━━━━━ Data shown

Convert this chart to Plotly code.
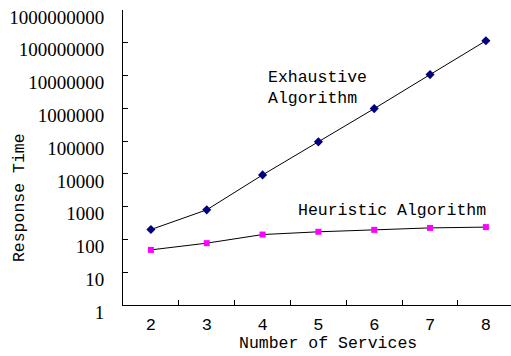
import plotly.graph_objects as go

services = ["2", "3", "4", "5", "6", "7", "8"]
exhaustive = [200, 800, 9300, 95000, 980000, 10700000, 115000000]
heuristic = [48, 77, 141, 171, 196, 225, 238]
ytick_vals = [1, 10, 100, 1000, 10000, 100000, 1000000, 10000000, 100000000, 1000000000]
ytick_text = [str(v) for v in ytick_vals]

MONO = "Liberation Mono"
SERIF = "Liberation Serif"

fig = go.Figure()
fig.add_trace(go.Scatter(x=services, y=exhaustive, mode="lines+markers",
                         line=dict(color="black", width=1),
                         marker=dict(symbol="diamond", size=7, color="#000080"),
                         name="Exhaustive Algorithm"))
fig.add_trace(go.Scatter(x=services, y=heuristic, mode="lines+markers",
                         line=dict(color="black", width=1),
                         marker=dict(symbol="square", size=6, color="#FF00FF"),
                         name="Heuristic Algorithm"))

fig.update_layout(
    width=511, height=356,
    margin=dict(l=123, r=0, t=10, b=51),
    paper_bgcolor="white", plot_bgcolor="white",
    showlegend=False,
    xaxis=dict(type="category", range=[-0.5, 6.45], tickson="boundaries",
               automargin=False,
               ticks="inside", ticklen=5, tickcolor="black",
               showline=True, linecolor="black", linewidth=1,
               showgrid=False, zeroline=False,
               ticklabelstandoff=4,
               tickfont=dict(family=MONO, size=17, color="black")),
    yaxis=dict(type="log", range=[-0.0002, 9.0002], tickvals=ytick_vals, ticktext=ytick_text,
               automargin=False, ticklabeloverflow="allow",
               ticks="inside", ticklen=5, tickcolor="black",
               showline=True, linecolor="black", linewidth=1,
               showgrid=False, zeroline=False,
               ticklabelshift=7, ticklabelstandoff=14,
               tickfont=dict(family=SERIF, size=19, color="black")),
)

fig.add_annotation(text="Number of Services", xref="paper", yref="paper",
                   x=0.528, y=-0.129, xanchor="center", yanchor="middle",
                   showarrow=False,
                   font=dict(family=MONO, size=16.5, color="black"))
fig.add_annotation(text="Response Time", xref="paper", yref="paper",
                   x=-0.265, y=0.363, xanchor="center", yanchor="middle",
                   textangle=-90, showarrow=False,
                   font=dict(family=MONO, size=16.5, color="black"))
fig.add_annotation(text="Exhaustive<br>Algorithm", xref="x", yref="paper",
                   x=2.0, y=0.736, xanchor="left", yanchor="middle", align="left",
                   xshift=3, showarrow=False,
                   font=dict(family=MONO, size=16.5, color="black"))
fig.add_annotation(text="Heuristic Algorithm", xref="x", yref="paper",
                   x=2.5, y=0.322, xanchor="left", yanchor="middle",
                   xshift=6, showarrow=False,
                   font=dict(family=MONO, size=16.5, color="black"))

fig.write_html("out.html", config={"displayModeBar": False},
               post_script="document.body.style.margin='0';document.body.style.overflow='hidden';")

━━━━━━━━━━

**What this task involves:**
Write out again every line above exactly as given; the pictures do not belong in the copy.

**The response:**
Convert this chart to Plotly code.
import plotly.graph_objects as go

services = ["2", "3", "4", "5", "6", "7", "8"]
exhaustive = [200, 800, 9300, 95000, 980000, 10700000, 115000000]
heuristic = [48, 77, 141, 171, 196, 225, 238]
ytick_vals = [1, 10, 100, 1000, 10000, 100000, 1000000, 10000000, 100000000, 1000000000]
ytick_text = [str(v) for v in ytick_vals]

MONO = "Liberation Mono"
SERIF = "Liberation Serif"

fig = go.Figure()
fig.add_trace(go.Scatter(x=services, y=exhaustive, mode="lines+markers",
                         line=dict(color="black", width=1),
                         marker=dict(symbol="diamond", size=7, color="#000080"),
                         name="Exhaustive Algorithm"))
fig.add_trace(go.Scatter(x=services, y=heuristic, mode="lines+markers",
                         line=dict(color="black", width=1),
                         marker=dict(symbol="square", size=6, color="#FF00FF"),
                         name="Heuristic Algorithm"))

fig.update_layout(
    width=511, height=356,
    margin=dict(l=123, r=0, t=10, b=51),
    paper_bgcolor="white", plot_bgcolor="white",
    showlegend=False,
    xaxis=dict(type="category", range=[-0.5, 6.45], tickson="boundaries",
               automargin=False,
               ticks="inside", ticklen=5, tickcolor="black",
               showline=True, linecolor="black", linewidth=1,
               showgrid=False, zeroline=False,
               ticklabelstandoff=4,
               tickfont=dict(family=MONO, size=17, color="black")),
    yaxis=dict(type="log", range=[-0.0002, 9.0002], tickvals=ytick_vals, ticktext=ytick_text,
               automargin=False, ticklabeloverflow="allow",
               ticks="inside", ticklen=5, tickcolor="black",
               showline=True, linecolor="black", linewidth=1,
               showgrid=False, zeroline=False,
               ticklabelshift=7, ticklabelstandoff=14,
               tickfont=dict(family=SERIF, size=19, color="black")),
)

fig.add_annotation(text="Number of Services", xref="paper", yref="paper",
                   x=0.528, y=-0.129, xanchor="center", yanchor="middle",
                   showarrow=False,
                   font=dict(family=MONO, size=16.5, color="black"))
fig.add_annotation(text="Response Time", xref="paper", yref="paper",
                   x=-0.265, y=0.363, xanchor="center", yanchor="middle",
                   textangle=-90, showarrow=False,
                   font=dict(family=MONO, size=16.5, color="black"))
fig.add_annotation(text="Exhaustive<br>Algorithm", xref="x", yref="paper",
                   x=2.0, y=0.736, xanchor="left", yanchor="middle", align="left",
                   xshift=3, showarrow=False,
                   font=dict(family=MONO, size=16.5, color="black"))
fig.add_annotation(text="Heuristic Algorithm", xref="x", yref="paper",
                   x=2.5, y=0.322, xanchor="left", yanchor="middle",
                   xshift=6, showarrow=False,
                   font=dict(family=MONO, size=16.5, color="black"))

fig.write_html("out.html", config={"displayModeBar": False},
               post_script="document.body.style.margin='0';document.body.style.overflow='hidden';")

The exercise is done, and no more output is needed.